Machine Learning in Games (part of exam 2/3) Flashcards
What applications for Reinforcement Learning are there in Games?
- Tic-Tac-Toe: MANACE (Michie 1963)
- Backgammon: TD-Gammon (Tesauro 1995)
- Chess: KnightCap (Baxter et al 2000)
Apart from in Games, in what other areas is Reinforcement Learning being applied?
- Elevator Dispatching
- Robot Control
- Job Scheduling
How did MENACE (Michie 1963) learn to play Tic-Tac-Toe?
287 matchboxes (one for each position in the game) and beads in nine different colors (one color per square) were used to represent the game and the symbols positions.
Every turn the matchbox of the current position was selected and one of the beads was randomly chosen. The bead would instruct where the next symbol was supposed to be placed.
If the game was lost, the beads that had been chosen over the course of the game, were eliminated from the setting (negative reinforcement).
If the game was a draw, the beads were put back into the matchboxes.
If the game was won, double of the same colored beads were put back into the matchboxes (positive reinforcement).
This results in an increased likelihood that a successful move will be tried again.
What is the Credit Assignment Problem and how can it be solved?
In games that use reinforcement learning, it isn’t until the end of the game that the learner knows if he has won or lost and he doesn’t know which move(s) are responsible for the win/loss (Delayed Reward).
This can be solved by rewarding/penalizing all moves of the game. Over many games this will lead to bad moves rarely receiving a positive feedback.
What were TD-Gammons improvements over MENACE?
- faster convergence because of Temporal Difference Learning
- uses neural networks: allows generalization
- use of positional characteristics as features
What were KnightCaps improvements over TD-Gammon?
- integration of Temporal Difference Learning with deep searches
- self-play training was replaced with training by playing against various partners on the internet
Why is Minimax or Alpha-Beta not applicable to games of chance?
The players can’t directly maximize their gains because they don’t know what the opponant’s chance-element will yield. They don’t know what moves the opponant can legally make until after they have finished their own move.
What search method is used for games of chance?
standard game trees extended with chance nodes
In games of chance, what is the expected value and how is it calculated?
At each chance node an average of the expected value of the chance-element is calculated.
expected value (n) = sum of (probability P * outcome)
example: roll of a die
* every outcome has a chance of 1/6 –> probability P
* the number you roll –> outcome
so the expected value of a dice roll would be:
1/6 * 1 + 1/6 * 2 + 1/6 * 3 + 1/6 * 4 + 1/6 * 5 + 1/6 * 6 = 3.5
In games of chance, how can the expected value be calculated if the exact probability of the outcomes is not known?

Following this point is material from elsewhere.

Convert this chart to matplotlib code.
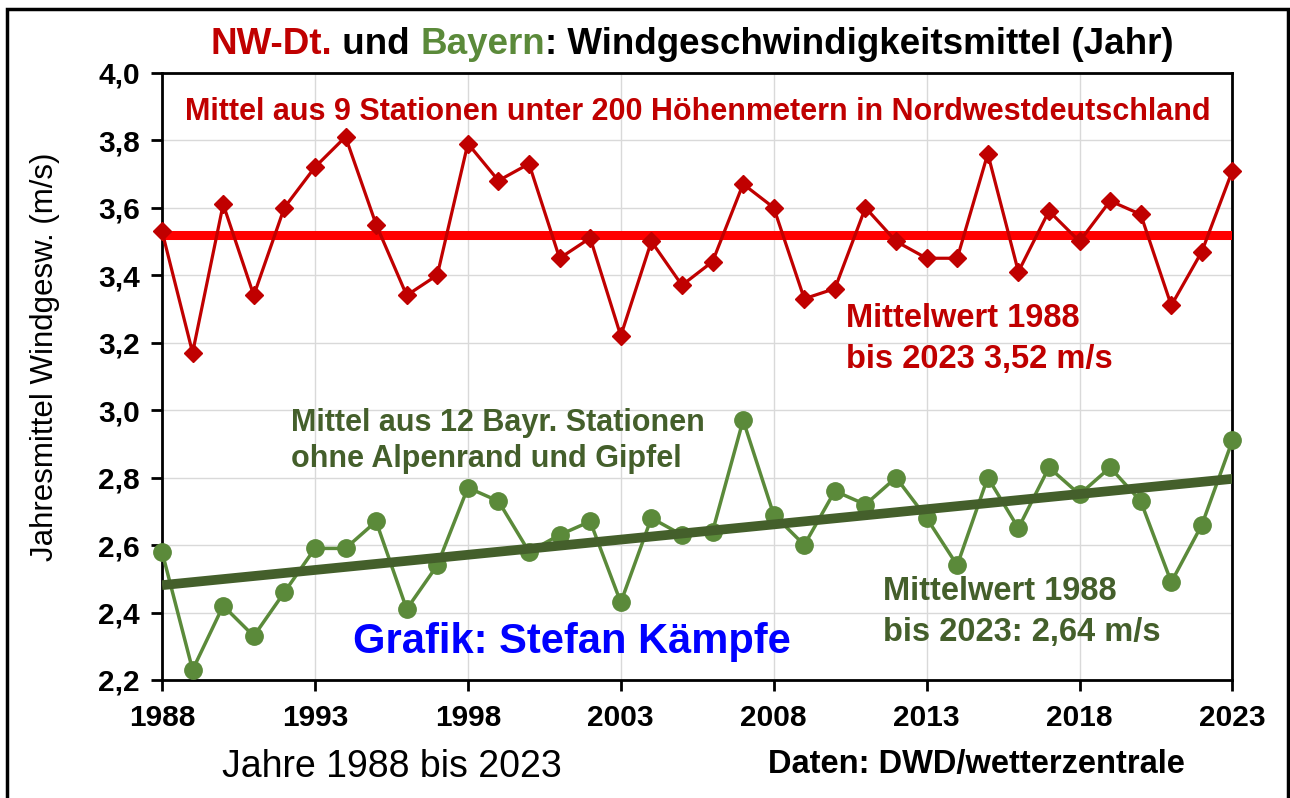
import numpy as np
import matplotlib.pyplot as plt
from matplotlib.patches import Rectangle

# yearly means
years = list(range(1988, 2024))
nw_dt = [3.53, 3.17, 3.61, 3.34, 3.60, 3.72, 3.81, 3.55, 3.34, 3.40,
         3.79, 3.68, 3.73, 3.45, 3.51, 3.22, 3.50, 3.37, 3.44, 3.67,
         3.60, 3.33, 3.36, 3.60, 3.50, 3.45, 3.45, 3.76, 3.41, 3.59,
         3.50, 3.62, 3.58, 3.31, 3.47, 3.71]
bayern = [2.58, 2.23, 2.42, 2.33, 2.46, 2.59, 2.59, 2.67, 2.41, 2.54,
          2.77, 2.73, 2.58, 2.63, 2.67, 2.43, 2.68, 2.63, 2.64, 2.97,
          2.69, 2.60, 2.76, 2.72, 2.80, 2.68, 2.54, 2.80, 2.65, 2.83,
          2.75, 2.83, 2.73, 2.49, 2.66, 2.91]
x_ticks = [1988, 1993, 1998, 2003, 2008, 2013, 2018, 2023]
y_ticks = [2.2, 2.4, 2.6, 2.8, 3.0, 3.2, 3.4, 3.6, 3.8, 4.0]
y_labels = ['2,2', '2,4', '2,6', '2,8', '3,0', '3,2', '3,4', '3,6', '3,8', '4,0']

red = '#C00000'
green = '#5B8A3A'
dgreen = '#445F2B'
plt.rcParams['font.family'] = ['Liberation Sans', 'DejaVu Sans']

fig = plt.figure(figsize=(12.9, 7.98), dpi=100)
ax = fig.add_axes([0.1256, 0.1479, 0.8298, 0.7610])

# NW-Dt. series and its mean
ax.plot(years, nw_dt, color=red, lw=2.3, marker='D', ms=9.5, clip_on=False, zorder=4)
ax.axhline(np.mean(nw_dt), color='#FF0000', lw=6.5, zorder=3)

# Bayern series and linear trend
ax.plot(years, bayern, color=green, lw=2.5, marker='o', ms=12.5, clip_on=False, zorder=4)
k, d = np.polyfit(years, bayern, 1)
ax.plot([years[0], years[-1]], [k * years[0] + d, k * years[-1] + d], color=dgreen, lw=7, zorder=5,
        solid_capstyle='butt')

ax.set_xlim(1988, 2023)
ax.set_ylim(2.2, 4.0)
ax.set_xticks(x_ticks)
ax.set_yticks(y_ticks)
ax.set_yticklabels(y_labels)
ax.grid(True, color='#D9D9D9', lw=1)
ax.set_axisbelow(True)
for s in ax.spines.values():
    s.set_linewidth(2)
ax.tick_params(length=8, width=2, direction='out')
ax.tick_params(axis='x', pad=9)
ax.tick_params(axis='y', pad=8)
for t in ax.get_xticklabels() + ax.get_yticklabels():
    t.set_fontsize(21.5)
    t.set_fontweight('bold')
fig.text(45 / 1290, 1 - 357 / 798, 'Jahresmittel Windgesw. (m/s)', fontsize=22.5, rotation=90,
         ha='center', va='center')

# title in three colours
parts = [('NW-Dt.', red), (' und ', 'black'), ('Bayern', green), (': Windgeschwindigkeitsmittel (Jahr)', 'black')]
r = fig.canvas.get_renderer()
widths = []
for s, c in parts:
    t = fig.text(0, 0, s, fontsize=26.5, fontweight='bold')
    widths.append(t.get_window_extent(r).width)
    t.remove()
x0 = 692 - sum(widths) / 2
for (s, c), w in zip(parts, widths):
    fig.text(x0 / 1290, 1 - 45 / 798, s, fontsize=26.5, fontweight='bold', color=c, va='center')
    x0 += w

fig.text(185 / 1290, 1 - 112 / 798, 'Mittel aus 9 Stationen unter 200 Höhenmetern in Nordwestdeutschland',
         fontsize=22, fontweight='bold', color=red, va='center')
fig.text(846 / 1290, 1 - 339 / 798, 'Mittelwert 1988\nbis 2023 3,52 m/s', fontsize=23.5,
         fontweight='bold', color=red, va='center', linespacing=1.4)
fig.text(291 / 1290, 1 - 441 / 798, 'Mittel aus 12 Bayr. Stationen\nohne Alpenrand und Gipfel',
         fontsize=22, fontweight='bold', color=dgreen, va='center', linespacing=1.3)
fig.text(883 / 1290, 1 - 612 / 798, 'Mittelwert 1988\nbis 2023: 2,64 m/s', fontsize=23.5,
         fontweight='bold', color=dgreen, va='center', linespacing=1.4)
fig.text(353 / 1290, 1 - 642 / 798, 'Grafik: Stefan Kämpfe', fontsize=30, fontweight='bold',
         color='#0000FF', va='center')
fig.text(222 / 1290, 1 - 767 / 798, 'Jahre 1988 bis 2023', fontsize=27, va='center')
fig.text(768 / 1290, 1 - 764 / 798, 'Daten: DWD/wetterzentrale', fontsize=23.5, fontweight='bold',
         va='center')

# frame round the whole picture
fig.patches.append(Rectangle((7 / 1290, -0.01), 1281 / 1290, 1 - 9 / 798 + 0.01, transform=fig.transFigure,
                             fill=False, edgecolor='black', lw=2.5))

fig.savefig('out.png', dpi=100)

Then the computation of the expected value is replaced with the average outcome over a large number of random games.
The more random games are played, the better the approximation of the value.
What is Simulation Search?
When the complete tree is not searchable, it’s possible to limit the breadth of the search tree: Only a few samples are searched but those are searched to the full depth.
What are some examples of Simulation Search in games?
- roll-out analysis in Backgammon: play a large number of games from the same position, each game has a different dice roll
- Scrabble: draw fro the bag of remaining tiles, put the tiles back in, draw again. repeat until you’ve reached a big enough sample size.
In a Simulation Search, what is an Algorithm Sketch?
Estimate the expected value of each move by counting the number of wins in a series of completed games.
What is the Monte-Carlo Search?
It’s an extreme case of Simulation Search, where a lot of games are played completely randomly. Both players choose their moves randomly, then the average score of these games is calculated.
After the training phase, the machine makes the moves that have the highest average scores.
True or False: the Monte-Carlo Search can’t be used in deterministic games, only in games of chance.
False. It has been used with some success in GO.